Hi Marie! Welcome to the Postcrossing forum! :slight_smile:

I believe the FDA rules only apply if you’re shipping food or drugs to the US… Do your gifts include those? Maybe if you let us know what you’re planning to ship, it’ll be easier to help.

I’m moving this post to the North America part of the forum, since it’ll probably be easier to get help here.

When you are sending anything from EU countries to outside of EU, you should fill a customs declaration label. There you write down the things you are sending and their value in euros. The most important thing is to choose the option “GIFT” (or write it by your self). Then the recipient doesn’t have to pay any taxes more.

Thank you so much for helping me !
I do have food in my package, tea, candy and chocolate, but if i understood the FDA website, they require receipts for everything, and i didn’t keep those. I’m also afraid that they will tax my friend on the receiving end, who didn’t ask for anything since it’s a gift :confused: My postoffice told me that there is no way to know in advance :’(

The actual laws behind this, apparently, get a little… Complicated. There’s a lot of stuff about commercial vs. personal/non-commercial, natural state vs. non-natural state (e.g. cooked vs. harvested), gift vs. sale, etc… Frankly, it’s incredibly complicated. It’s made worse by the fact that the FDA’s web site itself calls out that, while all international mail shipping food or drugs to the US are subject to the “Prior Notice” and labelling laws, “since June 2004 the agencies have been exercising enforcement discretion” - which means that it’s up to the individual examining agent whether they should care about the requirements or not. Actually, though, this can work in your favour. What the FDA cares about is 1) illegal shipments (illegal drugs) or 2) commercial shipments attempting to bypass import controls and tax laws. After all, the import duties on a box of tea may be $0.50, and it’s literally not worth their time to enforce it.

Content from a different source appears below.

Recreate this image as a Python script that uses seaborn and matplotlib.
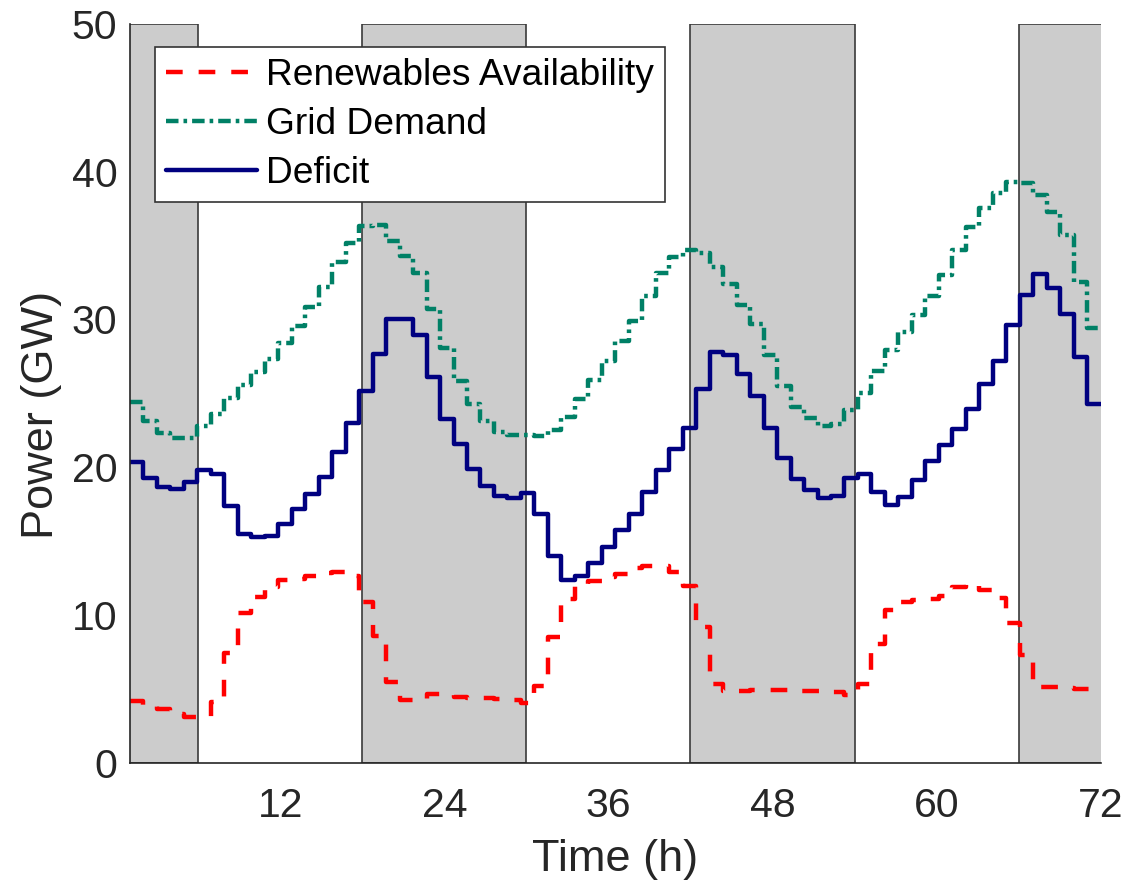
import numpy as np
import pandas as pd
import matplotlib
matplotlib.use("Agg")
import matplotlib.pyplot as plt
import seaborn as sns

# ---------------- data (hourly steps, 72 values per series) ----------------
renewables = [
    4.19, 3.80, 3.62, 3.25, 3.10, 3.10, 4.12, 7.39, 10.10, 11.18,
    11.91, 12.36, 12.40, 12.63, 12.80, 12.88, 12.60, 10.90, 8.58, 5.45,
    4.23, 4.25, 4.62, 4.66, 4.43, 4.40, 4.39, 4.32, 4.20, 4.05,
    5.15, 8.50, 11.10, 12.05, 12.30, 12.55, 12.75, 13.15, 13.30, 13.30,
    12.90, 11.97, 9.20, 5.30, 4.85, 4.85, 4.90, 4.90, 4.88, 4.85,
    4.85, 4.85, 4.80, 4.60, 5.30, 8.00, 10.30, 10.90, 11.00, 11.05,
    11.25, 11.85, 12.10, 11.68, 11.12, 9.42, 7.25, 5.10, 5.10, 5.05,
    4.95, 4.95]

demand = [
    24.39, 23.09, 22.29, 21.94, 21.98, 22.79, 23.59, 24.69, 25.54, 26.41,
    27.32, 28.42, 29.57, 30.87, 32.22, 33.87, 35.20, 36.30, 36.36, 35.29,
    34.30, 33.16, 30.71, 28.05, 25.83, 24.27, 23.09, 22.40, 22.20, 22.20,
    22.10, 22.54, 23.42, 24.61, 25.92, 27.16, 28.55, 29.90, 31.58, 33.11,
    34.20, 34.68, 34.49, 33.52, 32.38, 30.99, 29.71, 27.60, 25.46, 24.05,
    23.33, 22.79, 22.91, 23.88, 25.00, 26.49, 27.92, 29.17, 30.33, 31.61,
    32.98, 34.70, 36.25, 37.55, 38.55, 39.30, 39.22, 38.42, 37.30, 35.73,
    32.56, 29.39]

deficit = [
    20.34, 19.27, 18.67, 18.51, 18.97, 19.77, 19.50, 17.37, 15.47, 15.24,
    15.35, 16.15, 17.14, 18.21, 19.31, 21.03, 22.97, 25.15, 27.67, 30.02,
    30.02, 28.97, 26.13, 23.25, 21.55, 19.88, 18.74, 18.05, 17.94, 18.28,
    16.84, 13.98, 12.35, 12.63, 13.53, 14.60, 15.77, 16.85, 18.30, 19.80,
    21.20, 22.65, 25.27, 27.77, 27.60, 26.31, 24.78, 22.62, 20.61, 19.20,
    18.47, 17.89, 18.06, 19.27, 19.52, 18.30, 17.45, 17.99, 19.10, 20.41,
    21.53, 22.60, 23.96, 25.66, 27.16, 29.59, 31.65, 33.06, 32.14, 30.36,
    27.45, 24.25]

series_names = ["Renewables Availability", "Grid Demand", "Deficit"]
x_ticks = [12, 24, 36, 48, 60, 72]
y_ticks = [0, 10, 20, 30, 40, 50]
night_start = [-6, 18, 42, 66]
night_end = [6, 30, 54, 78]
t_start, t_end = 1, 72

# ---------------- long table for seaborn ----------------
edges = np.linspace(t_start, t_end, len(deficit) + 1)
rows = []
for name, vals in zip(series_names, [renewables, demand, deficit]):
    yv = list(vals) + [vals[-1]]
    for t, v in zip(edges, yv):
        rows.append((name, t, v))
df = pd.DataFrame(rows, columns=["series", "time", "power"])

# ---------------- style ----------------
sns.set_theme(style="white")
plt.rcParams["font.family"] = ["Liberation Sans", "DejaVu Sans"]
plt.rcParams["lines.scale_dashes"] = False
txt = "#262626"

W, H = 1127, 889
fig = plt.figure(figsize=(W / 100, H / 100), dpi=100)
ax_l, ax_r, ax_t, ax_b = 130, 1100.6, 24, 762.5
ax = fig.add_axes([ax_l / W, 1 - ax_b / H, (ax_r - ax_l) / W, (ax_b - ax_t) / H])

for a, b in zip(night_start, night_end):
    ax.axvspan(a, b, facecolor="#cccccc", edgecolor="#3a3a3a", lw=1.2, zorder=0.5)

palette = {"Renewables Availability": "#ff0000",
           "Grid Demand": "#008066",
           "Deficit": "#000080"}
dashes = {"Renewables Availability": (12.0, 11.5),
          "Grid Demand": (9.0, 3.6, 2.6, 3.6),
          "Deficit": ""}

sns.lineplot(data=df, x="time", y="power", hue="series", style="series",
             hue_order=series_names, style_order=series_names,
             palette=palette, dashes=dashes, drawstyle="steps-post",
             estimator=None, errorbar=None, linewidth=3.2, legend=False,
             ax=ax, zorder=3)

ax.set_xlim(t_start, t_end)
ax.set_ylim(0, 50)
ax.set_xticks(x_ticks)
ax.set_yticks(y_ticks)
ax.tick_params(axis="both", direction="in", length=7.5, width=1.0,
               colors=txt, labelsize=29.5, labelcolor=txt)
ax.tick_params(axis="x", pad=17.5)
ax.tick_params(axis="y", pad=9)

for s in ["top", "right"]:
    ax.spines[s].set_visible(False)
for s in ["left", "bottom"]:
    ax.spines[s].set_color(txt)
    ax.spines[s].set_linewidth(1.2)
    ax.spines[s].set_zorder(4)

ax.set_xlabel("Time (h)", fontsize=32.5, color=txt)
ax.set_ylabel("Power (GW)", fontsize=32.5, color=txt)
ax.xaxis.set_label_coords(0.5, -0.104)
ax.yaxis.set_label_coords(-0.070, 0.47)

handles = ax.get_lines()[:3]
leg = ax.legend(handles, series_names, loc="upper left",
                bbox_to_anchor=((155 - ax_l) / (ax_r - ax_l), (ax_b - 47) / (ax_b - ax_t)),
                borderaxespad=0, fontsize=26.7, frameon=True, fancybox=False,
                framealpha=1, edgecolor="#333333", handlelength=2.45,
                handletextpad=0.25, borderpad=0.3, labelspacing=0.37)
leg.get_frame().set_linewidth(1.2)
leg.set_zorder(5)
for t in leg.get_texts():
    t.set_color("black")

fig.savefig("out.png", dpi=100, facecolor="white")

From my own experience… Most of my family lives in England while I live in New York, and we have spent the last 30 years sending tea and candy back and forth. We always fill out the custom form, and the shipments have never been stopped or had charges applied to the recipient.

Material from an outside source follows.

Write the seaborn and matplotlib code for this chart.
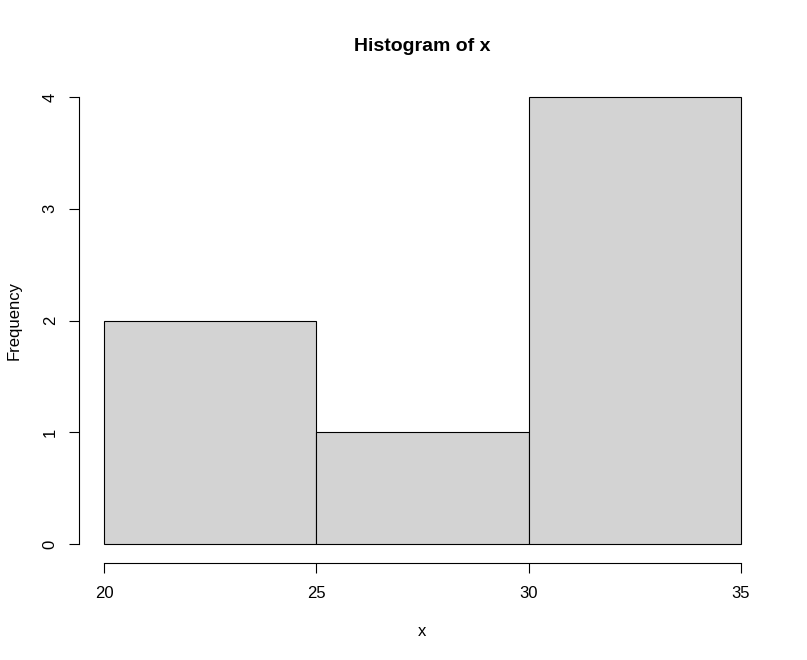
import numpy as np
import pandas as pd
import seaborn as sns
import matplotlib.pyplot as plt

# histogram bins and counts
bin_edges = [20, 25, 30, 35]
bin_mids = [22.5, 27.5, 32.5]
counts = [2, 1, 4]
x_ticks = [20, 25, 30, 35]
y_ticks = [0, 1, 2, 3, 4]

df = pd.DataFrame({'x': bin_mids, 'n': counts})

sns.set_style('white')
plt.rcParams['font.family'] = ['Liberation Sans', 'DejaVu Sans']

fig = plt.figure(figsize=(8.07, 6.6), dpi=100)
ax = fig.add_axes([78.5 / 807, (660 - 562) / 660, 688 / 807, 483 / 660])

sns.histplot(data=df, x='x', weights='n', bins=bin_edges, ax=ax,
             color='#D3D3D3', edgecolor='black', linewidth=0.8, alpha=1)

ax.set_xlim(19.4, 35.6)
ax.set_ylim(-0.16, 4.16)
ax.set_xticks(x_ticks)
ax.set_yticks(y_ticks)
ax.set_yticklabels([str(t) for t in y_ticks], rotation=90, va='center')

for s in ['top', 'right']:
    ax.spines[s].set_visible(False)
ax.spines['left'].set_bounds(0, 4)
ax.spines['bottom'].set_bounds(20, 35)
ax.spines['bottom'].set_position(('outward', 1))
for s in ['left', 'bottom']:
    ax.spines[s].set_linewidth(0.8)
    ax.spines[s].set_color('black')
ax.tick_params(axis='both', which='major', bottom=True, left=True, direction='out',
               length=7, width=0.8, color='black', labelsize=12, labelcolor='black')
ax.tick_params(axis='x', pad=9)
ax.tick_params(axis='y', pad=8)

ax.set_title('Histogram of x', fontsize=14, fontweight='bold', pad=20, color='black')
ax.set_xlabel('x', fontsize=12, labelpad=17, color='black')
ax.set_ylabel('Frequency', fontsize=12, labelpad=15, color='black')

fig.savefig('out.png', dpi=100)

So while please keep in mind I’m just a guy and I’m neither a lawyer nor a government employee, my best advice is this:

  1. Keep the amounts small. A teabag or two and a candy bar are almost certainly fine, while a carton of candy may be flagged as “intended for resale”.
  2. Always fill out the customs form, but be general. Label it as “Candy (Gift)” and “Tea bags (Gift)” rather than giving specific brands. We’ve even just gotten away with labelling it “Christmas Gifts” or “Birthday Gifts” on occasion. Your local post office can guide you a little here, but it’s okay to be vague as long as you don’t lie.
  3. Never send something valuable enough to matter unless you’re okay with it being lost. While my family has been lucky, if the FDA decides something violates import laws, they’re most likely to just incinerate it.
  4. Send a separate note saying “Hey, I sent you a box with X in it, let me know whether or not you get it!”.

I hope this helps a little, and best of luck!


Oh my thank you it’s so helpful ! I will fill the forms but do i also need to have the FDA prior notices also ? I understood that it was mandatory, but they seem to be very detailed and like i said, i didn’t keep these :confused:
Also i looked on online forums, and some people said that if the total value is under 45, it is never opened (and so taxed/destroyed i assume), but mine is around 85. Will this be a problem ?
Again thank you for your help

So unfortunately, it appears the short answer is “yes” - technically, prior notice is required. There are a couple of exceptions (Guidance for Industry: What You Need to Know About Prior Notice of Imported Food Shipments | FDA) including “stuff you make yourself intended as a gift for the personal consumption of the recipient”, but nothing that appears to apply in your case.

This actually gets complicated, though. The FDA’s web site appears to specifically say that Prior Notice rules include gifts (see the link above), but looking at someone like UPS says that “current policy excludes things bought by you and offered as a gift” (check out this page here: FDA Prior Notice: UPS - United States). My interpretation of this is kindof what I said in my previous post - regulations says it applies but policy (e.g. individual agent discretion) is that they just don’t care for small packages.

Realistically? As the people you saw online said, if the value is low enough, odds are they just won’t care. I can tell you my family and I have never filled out a prior notice and it’s never been a problem, but that’s just my experience.

Your options, as I see them, are:

  1. Fill out the paperwork. As far as I can tell this is the “correct” answer, but it’s a ridiculous pain to do.
  2. Don’t bother with prior notice and just list it as “tea (gift) and candy (gift)” on the customs form. Hope they ignore it because it’s a small package.
    2a) Do the same, but undervalue it on the customs forms so it’s listed at like $40 or $50 instead of $80 or $90.
  3. Split it into multiple packages, and then do 2, so the true value of each is low. Obviously, this entails more postage, which isn’t cheap these days.

If it were me, I’d just do 2a - list it as not very valuable and a gift, and hope that the FDA won’t care enough to enforce anything. For yourself, I don’t feel comfortable suggesting what you should do - that’s very much whatever you’re comfortable with - but I hope that this helped give you a bit more information to make your decision.